(Code that draws figures)
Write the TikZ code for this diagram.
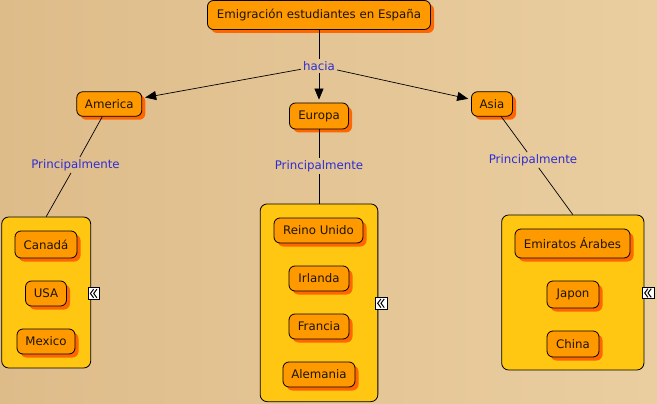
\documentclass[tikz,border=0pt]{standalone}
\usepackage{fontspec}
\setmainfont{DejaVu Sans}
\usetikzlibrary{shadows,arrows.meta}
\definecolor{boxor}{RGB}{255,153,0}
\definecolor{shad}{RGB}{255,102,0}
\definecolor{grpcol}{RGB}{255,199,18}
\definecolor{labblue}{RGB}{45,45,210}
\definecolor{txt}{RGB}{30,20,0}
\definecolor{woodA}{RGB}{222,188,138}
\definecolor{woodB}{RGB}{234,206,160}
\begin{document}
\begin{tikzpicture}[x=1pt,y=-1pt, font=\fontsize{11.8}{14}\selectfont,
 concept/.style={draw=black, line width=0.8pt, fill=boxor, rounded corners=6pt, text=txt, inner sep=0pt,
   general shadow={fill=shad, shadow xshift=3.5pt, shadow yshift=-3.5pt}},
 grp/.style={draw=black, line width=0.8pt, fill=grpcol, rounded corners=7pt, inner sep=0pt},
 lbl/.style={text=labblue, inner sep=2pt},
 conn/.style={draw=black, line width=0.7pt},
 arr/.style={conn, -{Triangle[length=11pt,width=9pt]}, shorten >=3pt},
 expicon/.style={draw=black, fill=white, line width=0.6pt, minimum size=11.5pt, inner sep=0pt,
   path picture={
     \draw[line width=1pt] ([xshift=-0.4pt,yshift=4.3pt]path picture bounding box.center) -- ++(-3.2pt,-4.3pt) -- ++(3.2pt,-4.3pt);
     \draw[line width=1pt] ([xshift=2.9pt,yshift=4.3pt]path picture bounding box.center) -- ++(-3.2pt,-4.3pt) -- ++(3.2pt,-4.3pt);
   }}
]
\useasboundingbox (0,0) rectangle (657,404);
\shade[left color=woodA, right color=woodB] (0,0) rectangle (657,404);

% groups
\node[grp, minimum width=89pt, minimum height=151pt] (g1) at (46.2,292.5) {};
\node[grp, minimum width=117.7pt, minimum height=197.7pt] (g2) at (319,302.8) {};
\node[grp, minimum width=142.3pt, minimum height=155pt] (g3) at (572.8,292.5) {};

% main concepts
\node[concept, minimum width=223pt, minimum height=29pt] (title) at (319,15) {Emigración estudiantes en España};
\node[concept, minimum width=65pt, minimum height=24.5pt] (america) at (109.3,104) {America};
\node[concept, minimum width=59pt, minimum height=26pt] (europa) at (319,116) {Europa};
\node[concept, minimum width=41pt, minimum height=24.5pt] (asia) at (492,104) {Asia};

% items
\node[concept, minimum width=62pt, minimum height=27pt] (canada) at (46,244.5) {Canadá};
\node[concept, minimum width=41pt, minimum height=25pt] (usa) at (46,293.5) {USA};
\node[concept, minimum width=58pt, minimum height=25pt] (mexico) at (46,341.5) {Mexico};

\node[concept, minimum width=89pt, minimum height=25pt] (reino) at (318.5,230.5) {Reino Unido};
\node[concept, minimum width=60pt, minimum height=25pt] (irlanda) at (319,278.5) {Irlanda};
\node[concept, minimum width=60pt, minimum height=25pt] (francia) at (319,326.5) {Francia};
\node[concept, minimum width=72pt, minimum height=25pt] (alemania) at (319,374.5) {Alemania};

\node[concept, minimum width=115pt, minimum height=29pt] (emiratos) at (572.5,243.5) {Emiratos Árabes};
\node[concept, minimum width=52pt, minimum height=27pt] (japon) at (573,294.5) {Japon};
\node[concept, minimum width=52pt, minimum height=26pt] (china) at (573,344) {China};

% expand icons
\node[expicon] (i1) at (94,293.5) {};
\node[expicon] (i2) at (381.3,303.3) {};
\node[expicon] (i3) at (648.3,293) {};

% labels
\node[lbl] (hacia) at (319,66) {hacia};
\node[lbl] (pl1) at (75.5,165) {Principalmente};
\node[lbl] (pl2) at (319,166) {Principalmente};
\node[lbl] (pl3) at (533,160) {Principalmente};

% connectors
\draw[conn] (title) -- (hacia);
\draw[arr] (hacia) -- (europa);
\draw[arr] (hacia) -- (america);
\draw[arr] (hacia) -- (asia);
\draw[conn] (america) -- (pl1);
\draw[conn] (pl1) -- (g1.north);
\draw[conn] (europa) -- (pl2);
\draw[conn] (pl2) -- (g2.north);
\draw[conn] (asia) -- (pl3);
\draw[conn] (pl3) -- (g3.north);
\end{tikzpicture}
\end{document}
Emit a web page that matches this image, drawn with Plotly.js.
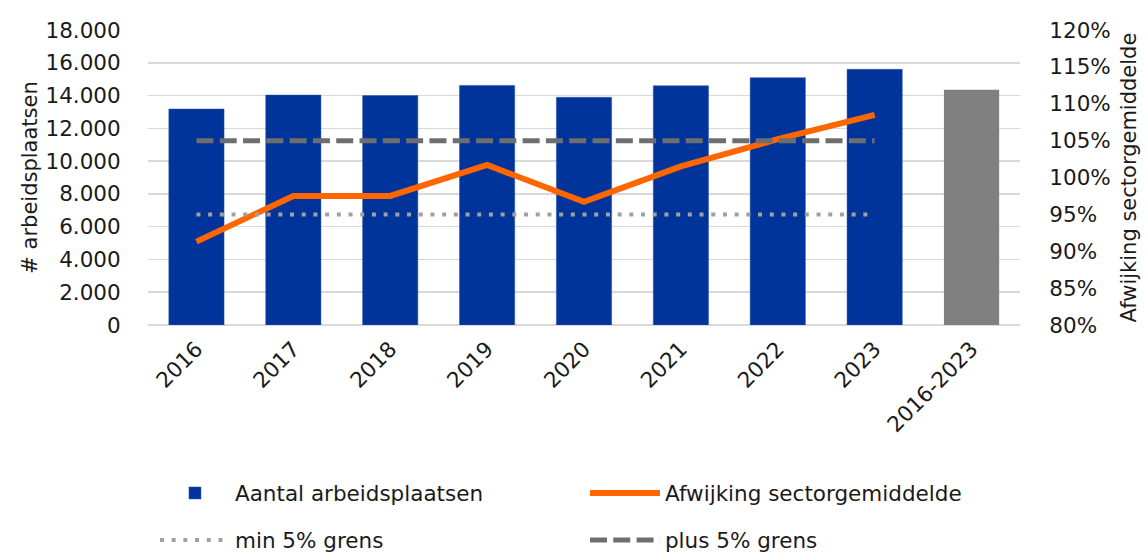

● WRITTEN PROBLEM: Copy out each line exactly, without the pictures.

● SOLVED PROBLEM:
Write the TikZ code for this diagram.
\documentclass[tikz,border=0pt]{standalone}
\usepackage{fontspec}
\setmainfont{DejaVu Sans}
\usetikzlibrary{shadows,arrows.meta}
\definecolor{boxor}{RGB}{255,153,0}
\definecolor{shad}{RGB}{255,102,0}
\definecolor{grpcol}{RGB}{255,199,18}
\definecolor{labblue}{RGB}{45,45,210}
\definecolor{txt}{RGB}{30,20,0}
\definecolor{woodA}{RGB}{222,188,138}
\definecolor{woodB}{RGB}{234,206,160}
\begin{document}
\begin{tikzpicture}[x=1pt,y=-1pt, font=\fontsize{11.8}{14}\selectfont,
 concept/.style={draw=black, line width=0.8pt, fill=boxor, rounded corners=6pt, text=txt, inner sep=0pt,
   general shadow={fill=shad, shadow xshift=3.5pt, shadow yshift=-3.5pt}},
 grp/.style={draw=black, line width=0.8pt, fill=grpcol, rounded corners=7pt, inner sep=0pt},
 lbl/.style={text=labblue, inner sep=2pt},
 conn/.style={draw=black, line width=0.7pt},
 arr/.style={conn, -{Triangle[length=11pt,width=9pt]}, shorten >=3pt},
 expicon/.style={draw=black, fill=white, line width=0.6pt, minimum size=11.5pt, inner sep=0pt,
   path picture={
     \draw[line width=1pt] ([xshift=-0.4pt,yshift=4.3pt]path picture bounding box.center) -- ++(-3.2pt,-4.3pt) -- ++(3.2pt,-4.3pt);
     \draw[line width=1pt] ([xshift=2.9pt,yshift=4.3pt]path picture bounding box.center) -- ++(-3.2pt,-4.3pt) -- ++(3.2pt,-4.3pt);
   }}
]
\useasboundingbox (0,0) rectangle (657,404);
\shade[left color=woodA, right color=woodB] (0,0) rectangle (657,404);

% groups
\node[grp, minimum width=89pt, minimum height=151pt] (g1) at (46.2,292.5) {};
\node[grp, minimum width=117.7pt, minimum height=197.7pt] (g2) at (319,302.8) {};
\node[grp, minimum width=142.3pt, minimum height=155pt] (g3) at (572.8,292.5) {};

% main concepts
\node[concept, minimum width=223pt, minimum height=29pt] (title) at (319,15) {Emigración estudiantes en España};
\node[concept, minimum width=65pt, minimum height=24.5pt] (america) at (109.3,104) {America};
\node[concept, minimum width=59pt, minimum height=26pt] (europa) at (319,116) {Europa};
\node[concept, minimum width=41pt, minimum height=24.5pt] (asia) at (492,104) {Asia};

% items
\node[concept, minimum width=62pt, minimum height=27pt] (canada) at (46,244.5) {Canadá};
\node[concept, minimum width=41pt, minimum height=25pt] (usa) at (46,293.5) {USA};
\node[concept, minimum width=58pt, minimum height=25pt] (mexico) at (46,341.5) {Mexico};

\node[concept, minimum width=89pt, minimum height=25pt] (reino) at (318.5,230.5) {Reino Unido};
\node[concept, minimum width=60pt, minimum height=25pt] (irlanda) at (319,278.5) {Irlanda};
\node[concept, minimum width=60pt, minimum height=25pt] (francia) at (319,326.5) {Francia};
\node[concept, minimum width=72pt, minimum height=25pt] (alemania) at (319,374.5) {Alemania};

\node[concept, minimum width=115pt, minimum height=29pt] (emiratos) at (572.5,243.5) {Emiratos Árabes};
\node[concept, minimum width=52pt, minimum height=27pt] (japon) at (573,294.5) {Japon};
\node[concept, minimum width=52pt, minimum height=26pt] (china) at (573,344) {China};

% expand icons
\node[expicon] (i1) at (94,293.5) {};
\node[expicon] (i2) at (381.3,303.3) {};
\node[expicon] (i3) at (648.3,293) {};

% labels
\node[lbl] (hacia) at (319,66) {hacia};
\node[lbl] (pl1) at (75.5,165) {Principalmente};
\node[lbl] (pl2) at (319,166) {Principalmente};
\node[lbl] (pl3) at (533,160) {Principalmente};

% connectors
\draw[conn] (title) -- (hacia);
\draw[arr] (hacia) -- (europa);
\draw[arr] (hacia) -- (america);
\draw[arr] (hacia) -- (asia);
\draw[conn] (america) -- (pl1);
\draw[conn] (pl1) -- (g1.north);
\draw[conn] (europa) -- (pl2);
\draw[conn] (pl2) -- (g2.north);
\draw[conn] (asia) -- (pl3);
\draw[conn] (pl3) -- (g3.north);
\end{tikzpicture}
\end{document}
Emit a web page that matches this image, drawn with Plotly.js.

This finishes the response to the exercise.